Mandatory EID tagging ‘a necessary step for future development’

Meat Industry Ireland (MII) has responded to the announcement that electronic identification (EID) tagging will be extended to all sheep, which was made by the Minister for Agriculture Michael Creed yesterday.

The sector association said: “This is a necessary step to further underpin our sheep traceability system and will put the sector on a sound footing for future development.”

Cormac Healy of MII commented on the move, noting: “The extension of EID to all sheep ensures that Ireland keeps pace with developments in other major sheep producing member states in the EU.

This is critically important to the positioning of Irish lamb in the marketplace and to competing for key customer accounts.

“Furthermore, MII and its members are working actively with the Department of Agriculture, Food and the Marine to progress access to new international markets such as the US, Japan and China.

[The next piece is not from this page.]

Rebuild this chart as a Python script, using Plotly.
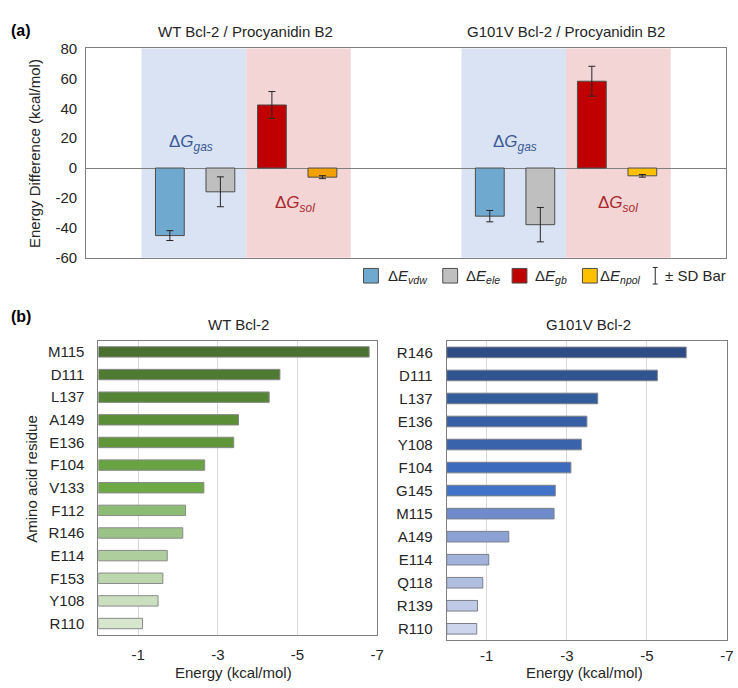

“This announcement will be an important enabler to progressing these applications and ultimately delivering new international market access opportunities for Irish lamb exports,” Healy added.

EID tagging

The new rules will require all sheep sold from October 1, 2018, and onwards to be identified electronically. This time frame will allow farmers a reasonable period of time to use up stocks of tags on hand.

Lambs under 12 months of age moving directly to slaughter from the holding of birth will also be required to be identified with a single electronic tag.

All other sheep will require an EID tag set comprising of two tags – one conventional tag and a corresponding electronic tag. However, a conventional tag and an EID bolus will be permitted also.

Making the announcement, Minister Creed said that he intends to introduce a one-off support measure up to a maximum of €50/keeper for the first purchase of EID tags.